Brazil posted a USD 7,661 million trade surplus in May of 2017, 19 percent higher than a USD 6,437 million surplus a year earlier and in line with market expectations. It is the highest surplus ever, amid record harvest of soy.
Exports jumped 12.6 percent year-on-year to USD 19,792 million, boosted by sales of semimanufactured products (16.4 percent), namely iron and steel (63.7 percent), sugar (46 percent), pulp (29 percent), sawn wood (22.5 percent) and leather (3.5 percent); basic products including corn (922.3 percent), crude oil (94.2 percent), copper (62.5 percent), iron ore (17.5 percent), coffee beans (2 percent) and soybeans (7.7 percent).

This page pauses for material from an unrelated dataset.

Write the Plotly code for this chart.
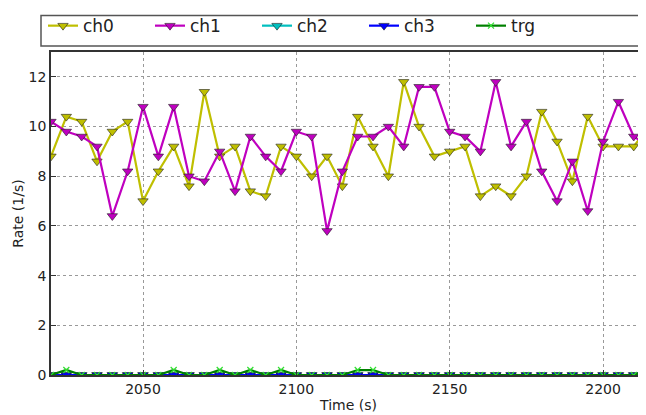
import plotly.graph_objects as go

time_s = [2020, 2025, 2030, 2035, 2040, 2045, 2050, 2055, 2060, 2065,
          2070, 2075, 2080, 2085, 2090, 2095, 2100, 2105, 2110, 2115,
          2120, 2125, 2130, 2135, 2140, 2145, 2150, 2155, 2160, 2165,
          2170, 2175, 2180, 2185, 2190, 2195, 2200, 2205, 2210, 2215]

ch0 = [8.8, 10.4, 10.2, 8.6, 9.8, 10.2, 7.0, 8.2, 9.2, 7.6,
       11.4, 8.8, 9.2, 7.4, 7.2, 9.2, 8.8, 8.0, 8.8, 7.6,
       10.4, 9.2, 8.0, 11.8, 10.0, 8.8, 9.0, 9.2, 7.2, 7.6,
       7.2, 8.0, 10.6, 9.4, 7.8, 10.4, 9.2, 9.2, 9.2, 10.0]

ch1 = [10.2, 9.8, 9.6, 9.2, 6.4, 8.2, 10.8, 8.8, 10.8, 8.0,
       7.8, 9.0, 7.4, 9.6, 8.8, 8.2, 9.8, 9.6, 5.8, 8.2,
       9.6, 9.6, 10.0, 9.2, 11.6, 11.6, 9.8, 9.6, 9.0, 11.8,
       9.2, 10.2, 8.2, 7.0, 8.6, 6.6, 9.4, 11.0, 9.6, 9.2]

ch2 = [0.0] * 40
ch3 = [0.0] * 40

trg = [0.0, 0.2, 0.0, 0.0, 0.0, 0.0, 0.0, 0.0, 0.2, 0.0,
       0.0, 0.2, 0.0, 0.2, 0.0, 0.2, 0.0, 0.0, 0.0, 0.0,
       0.2, 0.2, 0.0, 0.0, 0.0, 0.0, 0.0, 0.0, 0.0, 0.0,
       0.0, 0.0, 0.0, 0.0, 0.0, 0.0, 0.0, 0.0, 0.0, 0.2]

series = [
    ("ch0", ch0, "#bfbf00", "triangle-down"),
    ("ch1", ch1, "#bf00bf", "triangle-down"),
    ("ch2", ch2, "#00bfbf", "triangle-down"),
    ("ch3", ch3, "#0000ff", "triangle-down"),
    ("trg", trg, "#008000", "x-thin"),
]

fig = go.Figure()
for name, vals, col, sym in series:
    if sym == "x-thin":
        marker = dict(symbol=sym, size=6, color=col,
                      line=dict(color="#30e030", width=1.2))
    else:
        marker = dict(symbol=sym, size=9, color=col,
                      line=dict(color="#202020", width=0.6))
    fig.add_trace(go.Scatter(
        x=time_s, y=vals, name=name, mode="lines+markers",
        line=dict(color=col, width=2.2), marker=marker, cliponaxis=True,
    ))

# page body has an 8px margin; compensate so the plot lands where the reference has it
W, H = 638, 407
ml, mt, mb = 43, 40, 40
plot_h = H - mt - mb
plot_w = W - ml
fig.update_layout(
    width=W, height=H,
    margin=dict(l=ml, r=0, t=mt, b=mb),
    paper_bgcolor="white", plot_bgcolor="white",
    font=dict(family="DejaVu Sans", size=14, color="#222"),
    showlegend=True,
    legend=dict(orientation="h", x=-8 / plot_w, xanchor="left",
                y=1 + 8 / plot_h, yanchor="bottom",
                font=dict(size=17, color="#222"),
                entrywidth=62, entrywidthmode="pixels",
                bgcolor="rgba(0,0,0,0)", borderwidth=0,
                itemwidth=30, tracegroupgap=0),
    shapes=[dict(type="rect", xref="paper", yref="paper",
                 x0=-10 / plot_w, x1=1.02, y0=1 + 6 / plot_h, y1=1 + 37 / plot_h,
                 line=dict(color="#555", width=1.5), fillcolor="rgba(0,0,0,0)")],
)
fig.update_xaxes(
    range=[2020, 2214], tickvals=[2050, 2100, 2150, 2200],
    ticks="inside", ticklen=5, tickcolor="#333",
    showline=True, linecolor="#333", linewidth=1.5, mirror=True,
    showgrid=True, gridcolor="#999", griddash="dot", gridwidth=1,
    zeroline=False,
    title=dict(text="Time (s)", font=dict(size=14), standoff=5),
)
fig.update_yaxes(
    range=[0, 13], tickvals=[0, 2, 4, 6, 8, 10, 12],
    ticks="inside", ticklen=5, tickcolor="#333",
    showline=True, linecolor="#333", linewidth=1.5,
    showgrid=True, gridcolor="#999", griddash="dot", gridwidth=1,
    zeroline=False,
    title=dict(text="Rate (1/s)", font=dict(size=14), standoff=2),
)

fig.write_html("out.html")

In contrast, shipments of manufactured products declined 1.2 percent, namely electric motors and generators (-22.5 percent) and plastic polymers (-4.4 percent).
Exports rose to Central America and the Caribbean (36.8 percent), Africa (23.9 percent), the US (21.6 percent), the Middle East (18.2 percent), Mercosul (16.8 percent) and Asia (16.2 percent out of which those to China gained 10.2 percent).
Imports increased at a slower 9 percent to USD 12,131 million. Purchases rose for fuels and lubricants (30.2 percent), consumer goods (20.2 percent) and intermediate goods (1.5 percent) but fell for capital goods (-20.7 percent).
Considering the first five months of the year, exports went up 18.5 percent to USD 87.932 billion. Higher prices for iron ore (94.1 percent), oil (68 percent), soy (8 percent), cargo vehicles (5 percent) and automobiles (1.8 percent) were the main drivers of the increase while in volume terms, sales declined 0.8 percent. Imports increased 8.4 percent to USD 58.9 billion, bringing the country’s trade surplus to USD 29 billion, the highest on record for the period.